Total worldwide new financial investments totalled $25.9 billion, down 9% from $28.6 billion in 2Q09, but much higher than $13.3 billion in 1Q09, according to analysts New Energy Finance. (Their figures include includes venture capital, private equity, public equity, asset finance, bonds and corporate debt.)

Both analyst groups credited green stimulus dollars for the continued recovery.

Michael Liebreich, chairman and chief executive of New Energy Finance, commented: "It is heartening to see that the collapse in investment seen in the first quarter of this year is firmly receding in the rear-view mirror. However, the financing environment remains difficult, with undue reliance on stimulus funds, development banks and state-backed capital providers of various sorts. Most significantly, the levels of investment required to bring global carbon emissions to a peak during the coming decade are as far out of reach as ever–particularly significant given the rapidly-approaching Copenhagen deadline."

During the quarter the WilderHill New Energy Global Innovation Index (ticker: NEX), which tracks the performance of 88 clean energy stocks worldwide, rose 11.5%, taking its gain so far this year to 38.5%. This helped drive fundraisings by quoted clean energy companies totalling $4.5 billion during 3Q, up from $3.1 billion in 2Q and a far cry from the negligible $0.4 billion of 1Q.

The 3Q total was boosted by a few major share issues, including a $724 million rights issue by Norwegian solar company Renewable Energy Corporation (REC.OL) and a closely-watched $371 million initial public offering by US battery maker A123 Systems (AONE), the first major IPO in the post-crisis period.  

Asset finance, which always constitutes the largest portion of overall clean energy investment, hit $19.2 billion in 3Q09 for new-build projects, down from a New Energy’s revised figure of $24.1 billion in 2Q but far above 1Q’s total of $11.4 billion, which was the lowest since the beginning of 2006.

Liebreich said: "The shortage of debt finance caused by the banking crisis remains an impediment to project finance for wind farms and solar parks. However, there are signs that the situation is beginning to ease. We are seeing governments – particularly the US–starting to spend the estimated $163 billion they have earmarked for ‘green stimulus’ programmes. That should boost asset finance in the fourth quarter."

Among the substantial projects receiving finance in 3Q were the $897 million, 165MW first phase of the Belwind offshore wind park, 47km off the coast of Belgium, and the $586 million, 200MW Longyuan Qinghai Germu PV project in China.

Looking at the data by region, EU Europe once again led the asset finance figures, accounting for $8.8 billion of the $19.2 billion new-build total. The US continues to lag far behind on $1.2 billion. Investors there have been waiting for the stimulus funding programmes to get up to speed. The US Departments of Energy and Treasury launched a new stimulus grant program in late July intended to spur development, but this has yet to feed through in a significant way to the data, although, with a number of substantial deals reaching the bridge-financing stage, this is expected to change in coming quarters.

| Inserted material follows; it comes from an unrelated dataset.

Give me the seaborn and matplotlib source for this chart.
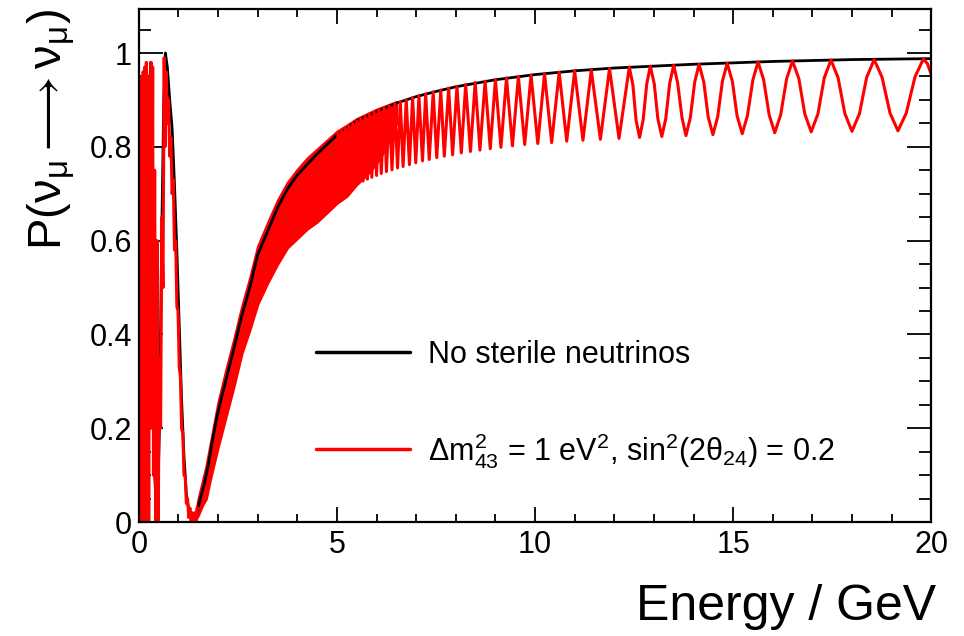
import pandas as pd
import matplotlib
matplotlib.use('Agg')
import matplotlib.pyplot as plt
from matplotlib.lines import Line2D
from matplotlib.ticker import MultipleLocator
import seaborn as sns

# survival probability without steriles (black)
black_energy = [0.02, 0.06, 0.10, 0.14, 0.18, 0.22, 0.26, 0.30, 0.35, 0.40, 0.46, 0.52, 0.58, 0.63,
                0.67, 0.72, 0.78, 0.84, 0.90, 0.96, 1.02, 1.08, 1.14, 1.20, 1.27, 1.34, 1.40, 1.47,
                1.55, 1.65, 1.75, 1.85, 1.96, 2.1, 2.25, 2.4, 2.6, 2.8, 3.0, 3.25, 3.5, 3.75, 4.0,
                4.5, 5.0, 5.5, 6.0, 6.5, 7.0, 7.5, 8.0, 9.0, 10, 11, 12, 13, 14, 15, 16, 17, 18, 19, 20]
black_prob = [0.5, 0.0, 0.95, 0.0, 0.97, 0.05, 0.9, 0.98, 0.4, 0.1, 0.0, 0.2, 0.62, 0.9,
              1.0, 0.97, 0.9, 0.84, 0.72, 0.58, 0.42, 0.26, 0.14, 0.06, 0.02, 0.003, 0.0, 0.02,
              0.05, 0.08, 0.12, 0.17, 0.22, 0.27, 0.32, 0.37, 0.44, 0.50, 0.57, 0.62, 0.67, 0.71, 0.74,
              0.785, 0.825, 0.855, 0.875, 0.893, 0.907, 0.918, 0.928, 0.943, 0.954, 0.962, 0.968,
              0.972, 0.976, 0.979, 0.982, 0.984, 0.986, 0.987, 0.988]

# sterile case (red), low-energy spikes
red_low_energy = [0.01, 0.03, 0.05, 0.07, 0.09, 0.11, 0.13, 0.15, 0.17, 0.19, 0.21, 0.23, 0.25, 0.27,
                  0.29, 0.31, 0.33, 0.35, 0.37, 0.40, 0.43, 0.46, 0.49, 0.52, 0.55, 0.58, 0.61, 0.64,
                  0.66, 0.69, 0.72, 0.75, 0.78, 0.81, 0.84, 0.87, 0.90, 0.93, 0.96, 0.99, 1.02, 1.05,
                  1.08, 1.11, 1.14, 1.17, 1.20, 1.23, 1.26, 1.29, 1.32, 1.35, 1.38, 1.41, 1.44, 1.47, 1.50]
red_low_prob = [0.0, 0.93, 0.02, 0.95, 0.0, 0.96, 0.03, 0.97, 0.0, 0.98, 0.05, 0.9, 0.0, 0.95,
                0.2, 0.98, 0.5, 0.97, 0.1, 0.75, 0.0, 0.6, 0.0, 0.35, 0.2, 0.65, 0.5, 0.99,
                0.8, 0.96, 0.85, 0.9, 0.78, 0.82, 0.7, 0.73, 0.58, 0.6, 0.46, 0.45, 0.33, 0.31,
                0.2, 0.19, 0.1, 0.1, 0.04, 0.05, 0.01, 0.03, 0.0, 0.02, 0.0, 0.02, 0.0, 0.03, 0.03]

# unresolved fast oscillation: band edges
band_energy = [1.40, 1.5, 1.6, 1.7, 1.8, 1.9, 2.0, 2.2, 2.4, 2.6, 2.8, 3.0, 3.25, 3.5, 3.75,
               4.0, 4.25, 4.5, 4.75, 5.0, 5.25, 5.5, 5.75, 6.0, 6.25, 6.5]
band_top = [0.005, 0.05, 0.085, 0.12, 0.165, 0.21, 0.255, 0.325, 0.39, 0.46, 0.52, 0.588, 0.638,
            0.686, 0.724, 0.752, 0.776, 0.795, 0.814, 0.833, 0.846, 0.86, 0.87, 0.88, 0.888, 0.896]
band_bottom = [0.0, 0.015, 0.035, 0.05, 0.09, 0.125, 0.16, 0.225, 0.29, 0.36, 0.41, 0.465, 0.51,
               0.55, 0.585, 0.605, 0.625, 0.64, 0.66, 0.68, 0.695, 0.72, 0.74, 0.765, 0.80, 0.85]

# resolved oscillation, peaks and troughs (energy, prob)
red_mid = [(4.99, 0.698), (5.03, 0.830), (5.08, 0.702), (5.12, 0.835), (5.17, 0.706), (5.21, 0.840),
           (5.26, 0.710), (5.30, 0.845), (5.35, 0.714), (5.40, 0.850), (5.45, 0.719), (5.50, 0.855),
           (5.55, 0.723), (5.60, 0.860), (5.66, 0.727), (5.71, 0.865), (5.77, 0.731), (5.82, 0.870),
           (5.88, 0.735), (5.94, 0.874), (6.00, 0.739), (6.06, 0.878), (6.12, 0.743), (6.19, 0.883),
           (6.25, 0.747), (6.32, 0.887), (6.39, 0.751), (6.46, 0.892), (6.53, 0.755), (6.60, 0.896),
           (6.67, 0.758), (6.75, 0.900), (6.83, 0.762), (6.91, 0.905), (6.99, 0.766), (7.07, 0.909),
           (7.16, 0.770), (7.24, 0.913), (7.33, 0.773), (7.43, 0.917), (7.52, 0.777), (7.62, 0.921),
           (7.71, 0.780), (7.82, 0.925), (7.92, 0.783), (8.03, 0.929), (8.14, 0.787), (8.25, 0.933),
           (8.37, 0.790), (8.49, 0.937), (8.61, 0.793), (8.74, 0.940), (8.87, 0.796), (9.00, 0.943),
           (9.14, 0.799), (9.28, 0.947), (9.43, 0.802), (9.58, 0.950), (9.74, 0.805), (9.90, 0.953),
           (10.07, 0.807), (10.24, 0.956), (10.42, 0.809), (10.61, 0.959), (10.80, 0.812),
           (11.00, 0.962), (11.21, 0.814), (11.42, 0.964), (11.65, 0.816), (11.88, 0.967),
           (12.12, 0.818), (12.38, 0.970)]
red_high = [(12.47, 0.932), (12.55, 0.857), (12.64, 0.820), (12.73, 0.858), (12.82, 0.934),
            (12.91, 0.972), (13.01, 0.934), (13.10, 0.860), (13.20, 0.822), (13.30, 0.860),
            (13.40, 0.936), (13.50, 0.974), (13.60, 0.936), (13.71, 0.862), (13.81, 0.824),
            (13.92, 0.862), (14.03, 0.938), (14.14, 0.976), (14.26, 0.938), (14.37, 0.864),
            (14.49, 0.826), (14.61, 0.864), (14.73, 0.940), (14.85, 0.978), (14.98, 0.940),
            (15.10, 0.866), (15.23, 0.828), (15.36, 0.866), (15.50, 0.943), (15.63, 0.981),
            (15.77, 0.943), (15.91, 0.868), (16.05, 0.830), (16.20, 0.868), (16.35, 0.945),
            (16.50, 0.983), (16.66, 0.945), (16.81, 0.870), (16.97, 0.832), (17.14, 0.870),
            (17.30, 0.947), (17.47, 0.985), (17.65, 0.947), (17.82, 0.871), (18.00, 0.833),
            (18.19, 0.871), (18.37, 0.948), (18.56, 0.986), (18.76, 0.948), (18.96, 0.872),
            (19.16, 0.834), (19.37, 0.872), (19.59, 0.949), (19.80, 0.987), (19.90, 0.978),
            (20.00, 0.955)]

x_ticks = [0, 5, 10, 15, 20]
x_tick_labels = ['0', '5', '10', '15', '20']
y_ticks = [0, 0.2, 0.4, 0.6, 0.8, 1.0]
y_tick_labels = ['0', '0.2', '0.4', '0.6', '0.8', '1']

sns.set_theme(style='white')
plt.rcParams['font.family'] = ['Liberation Sans', 'DejaVu Sans']
plt.rcParams['mathtext.fontset'] = 'custom'
plt.rcParams['mathtext.rm'] = 'Liberation Sans'
plt.rcParams['mathtext.it'] = 'Liberation Sans'
plt.rcParams['mathtext.default'] = 'regular'
for key in ['text.color', 'axes.labelcolor', 'xtick.color', 'ytick.color']:
    plt.rcParams[key] = 'black'

black_df = pd.DataFrame({'energy': black_energy, 'prob': black_prob})
red_df = pd.concat([
    pd.DataFrame({'energy': red_low_energy, 'prob': red_low_prob, 'seg': 0}),
    pd.DataFrame(red_mid + red_high, columns=['energy', 'prob']).assign(seg=1),
], ignore_index=True)

fig, ax = plt.subplots(figsize=(9.64, 6.36), dpi=100)
fig.subplots_adjust(left=0.144, right=0.966, bottom=0.179, top=0.986)

sns.lineplot(data=black_df, x='energy', y='prob', color='black', lw=2.0,
             estimator=None, sort=False, ax=ax)
ax.fill_between(band_energy, band_bottom, band_top, color='red', lw=1.8)
sns.lineplot(data=red_df, x='energy', y='prob', units='seg', color='red', lw=2.2,
             estimator=None, sort=False, ax=ax)

ax.set_xlim(0, 20)
ax.set_ylim(0, 1.094)
ax.set_xticks(x_ticks)
ax.set_xticklabels(x_tick_labels)
ax.set_yticks(y_ticks)
ax.set_yticklabels(y_tick_labels)
ax.xaxis.set_minor_locator(MultipleLocator(1))
ax.yaxis.set_minor_locator(MultipleLocator(0.05))
ax.tick_params(axis='x', which='major', direction='in', length=11, width=1.3,
               top=True, bottom=True, labelsize=22, pad=6)
ax.tick_params(axis='x', which='minor', direction='in', length=5.5, width=1.3, top=True, bottom=True)
ax.tick_params(axis='y', which='major', direction='in', length=17, width=1.3,
               left=True, right=True, labelsize=22, pad=5)
ax.tick_params(axis='y', which='minor', direction='in', length=8.5, width=1.3, left=True, right=True)
for s in ax.spines.values():
    s.set_color('black')
    s.set_linewidth(1.6)

ax.set_xlabel('Energy / GeV', fontsize=36, loc='right')
ax.xaxis.set_label_coords(1.006, -0.12)
ax.set_ylabel(r'P($\nu_{\mu} \longrightarrow \nu_{\mu}$)', fontsize=34, loc='top')
ax.yaxis.set_label_coords(-0.078, 1.0)

handles = [Line2D([], [], color='black', lw=2.5), Line2D([], [], color='red', lw=2.5)]
labels = ['No sterile neutrinos',
          r'$\Delta m^{2}_{43}$ = 1 eV$^{2}$, sin$^{2}$(2$\theta_{24}$) = 0.2']
ax.legend(handles, labels, loc='center left', bbox_to_anchor=(0.2235, 0.228), frameon=False,
          fontsize=22, handlelength=3.07, handletextpad=0.59, labelspacing=2.0,
          borderpad=0, borderaxespad=0)

plt.savefig('out.png', dpi=100)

Liebreich said: “The structure of the US stimulus program effectively brought project finance to a halt in the US as developers waited to ensure they qualified for grants or debt guarantees. Now that there is an infrastructure in place to disburse funds, we expect investment activity in the US to accelerate as we head into 2010.”  

Clean technology M&A dropped in 3Q09 from the previous quarter, totaling an estimated 98 deals, of which totals were disclosed for $5.9 billion.

The most active cleantech funds (by number of funding rounds) were Intel Capital (6), Kleiner Perkins Caufield & Byers (5), New Enterprise Associates (4), and Braemar Energy Ventures (4.)